The World Health Organization’s (WHO) Executive Board is expected to discuss agenda item 3.7 on the Global strategy and plan of action on public health, innovation and intellectual property either on Wednesday, 24 January 2018 or Thursday, 25 January 2018.

Non-state actors in official relations with the WHO are permitted to make statements; these statements are capped at 300 words. KEI’s intervention on this item can be found below.

Executive Board 142
Agenda Item: 3.7 Global strategy and plan of action on public health, innovation and intellectual property

Knowledge Ecology International welcomes the report of the overall programme review of the global strategy and plan of action on public health, innovation and intellectual property, and the proposed strategic pathway to align and strengthen the implementation of the GSPA.

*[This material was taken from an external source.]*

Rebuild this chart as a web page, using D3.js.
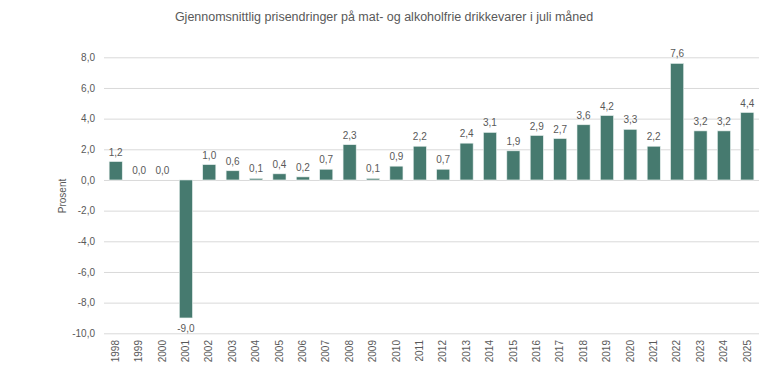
<!DOCTYPE html>
<html><head><meta charset="utf-8">
<script src="https://cdn.jsdelivr.net/npm/d3@7"></script>
<style>body{margin:0;background:#fff}svg{display:block}</style>
</head><body>
<svg id="c" width="768" height="392"></svg>
<script>
const years = ["1998","1999","2000","2001","2002","2003","2004","2005","2006","2007","2008","2009","2010","2011","2012","2013","2014","2015","2016","2017","2018","2019","2020","2021","2022","2023","2024","2025"];
const values = [1.2,0.0,0.0,-9.0,1.0,0.6,0.1,0.4,0.2,0.7,2.3,0.1,0.9,2.2,0.7,2.4,3.1,1.9,2.9,2.7,3.6,4.2,3.3,2.2,7.6,3.2,3.2,4.4];
const yTicks = [8,6,4,2,0,-2,-4,-6,-8,-10];
const title = "Gjennomsnittlig prisendringer på mat- og alkoholfrie drikkevarer i juli måned";
const yTitle = "Prosent";

const svg = d3.select("#c");
const font = "'Liberation Sans', Arial, sans-serif";
const txt = "#595959";
const x = d3.scaleBand().domain(years).range([104, 759]).paddingInner(0.44).paddingOuter(0.22);
const y = d3.scaleLinear().domain([-10, 8]).range([333.3, 57.3]);
const fmt = v => d3.format(".1f")(v).replace(".", ",").replace("−","-");

svg.append("text").attr("x", 384).attr("y", 21).attr("text-anchor","middle")
  .attr("font-family", font).attr("font-size", 12.5).attr("fill", txt).text(title);

const yAxis = d3.axisLeft(y).tickValues(yTicks).tickSize(-(759-104)).tickFormat(fmt);
const ga = svg.append("g").attr("transform","translate(104,0)").call(yAxis);
ga.select(".domain").remove();
ga.selectAll(".tick line").attr("stroke","#d9d9d9").attr("stroke-width",1);
ga.selectAll(".tick text").attr("x",-9).attr("fill",txt).attr("font-family",font).attr("font-size",10);

const xAxis = d3.axisBottom(x).tickSize(0);
const gx = svg.append("g").attr("transform","translate(0,336)").call(xAxis);
gx.select(".domain").remove();
gx.selectAll(".tick text").attr("transform","rotate(-90)").attr("x",-4).attr("y",0).attr("dy","0.32em")
  .attr("text-anchor","end").attr("fill",txt).attr("font-family",font).attr("font-size",10);

svg.append("text").attr("transform","translate(66,196) rotate(-90)").attr("text-anchor","middle")
  .attr("font-family",font).attr("font-size",10).attr("fill",txt).text(yTitle);

svg.append("g").selectAll("rect").data(years).join("rect")
  .attr("x", d => x(d)).attr("width", x.bandwidth())
  .attr("y", (d,i) => y(Math.max(0, values[i])))
  .attr("height", (d,i) => Math.abs(y(values[i]) - y(0)))
  .attr("fill","#467a6f").attr("stroke","#e8f0ee").attr("stroke-width",0.6);

svg.append("g").selectAll("text").data(years).join("text")
  .attr("x", d => x(d) + x.bandwidth()/2)
  .attr("y", (d,i) => values[i] < 0 ? y(values[i]) + 14 : y(values[i]) - 6)
  .attr("text-anchor","middle").attr("font-family",font).attr("font-size",10).attr("fill",txt)
  .text((d,i) => fmt(values[i]));
</script>
</body></html>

One area of that deserves more attention concerns work on at least two areas where transparency can be enhanced: R&D costs, and drug prices.

In a January 16, 2018 speech by the Commissioner of the US FDA, titled “Fostering Transparency to Improve Public Health,” Dr. Scott Gottlieb, said,

“Transparency can be a powerful tool for innovation.”

Gottlieb’s address concerned measures to make clinical trial data more transparency. He said that with safeguards in place:

“transparency is a tide that can lift all boats,”

and will

“enable stakeholders to better address common challenges in the product development process”.

The issue of transparency of R&D costs, pricing and even marketing costs have been addressed in several bills pending before the U.S. Congress, and in several state legislatures, and transparency measures were among the key recommendations of the UN Secretary General’s High Level Panel.

Many governments lack the leverage by themselves to insist on transparency, and global norms may be needed.

Better, data, particularly on R&D costs and access to new drugs, is needed to evaluate the reasonableness of prices and the efficacy of R&D incentives, including the new business models that have been proposed that would delink R&D incentives from drug prices.

Finally, we think it is time to revise the mandate of the GSPA, as regards the scope of diseases. Growing concerns over the innovation gaps and the prices of and access to new treatments for cancer, diabetes, and rare diseases should be more plainly included in the WHO’s work.